The connections between the environment, race, and the COVID-19 crisis are many: Air pollution in poor communities has long caused soaring rates of respiratory and heart disease—underlying conditions that are now worsening outcomes in people who contract COVID-19. The pandemic has also increased people’s exposures to pollution: They’re spending more time indoors, where outside pollution can seep in and mix with asthma triggers like mold. The lack of federal and state enforcement during the crisis has meant communities may face illegal levels of exposure to chemicals and emissions. And while transportation emissions are down overall, some neighborhoods see more emissions from idling trucks.

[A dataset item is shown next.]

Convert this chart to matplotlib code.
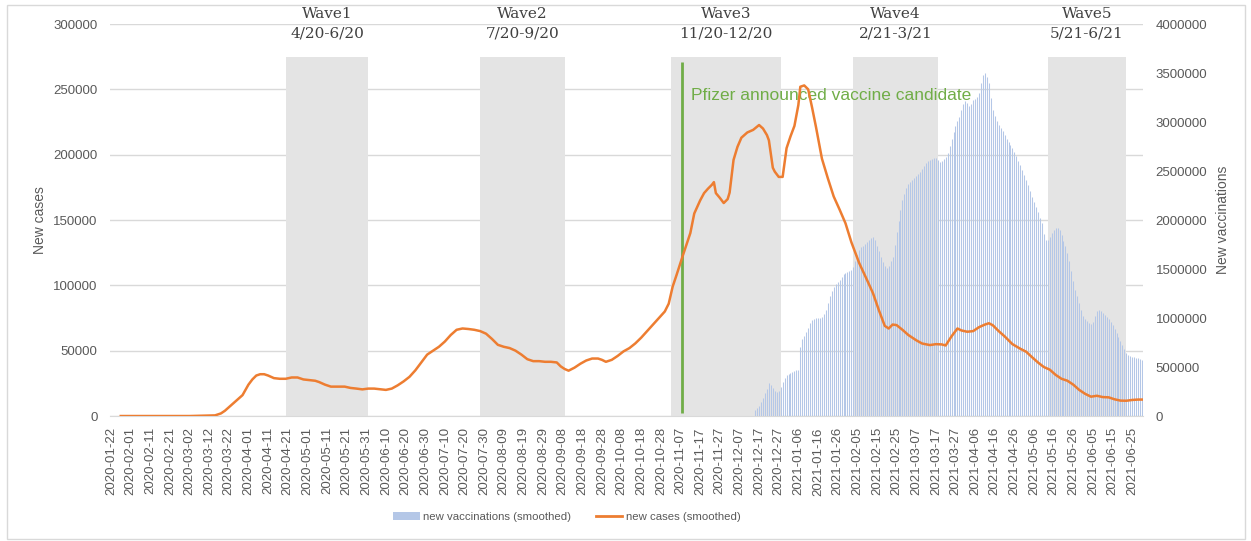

“When we say, ‘I Can’t Breathe’ we literally can’t breathe,” Mustafa Santiago Ali, vice president of Environmental Justice at the National Wildlife Federation, said in his testimony. Jacqueline Patterson, Director of the NAACP Environmental and Climate Justice Program, pointed out in her testimony that 71 percent of African Americans live in counties in violation of federal air pollution standards. “At every turn the deck is stacked against us.” 

Abundant research reinforces this point: A study published last year in the Proceedings of the National Academies of Sciences found that African American populations are typically exposed to 56 percent and 63 percent more PM2.5 pollution than they produce through consumption and daily activities. By contrast, non-Hispanic white people are typically exposed to 17 percent less pollution than they produce.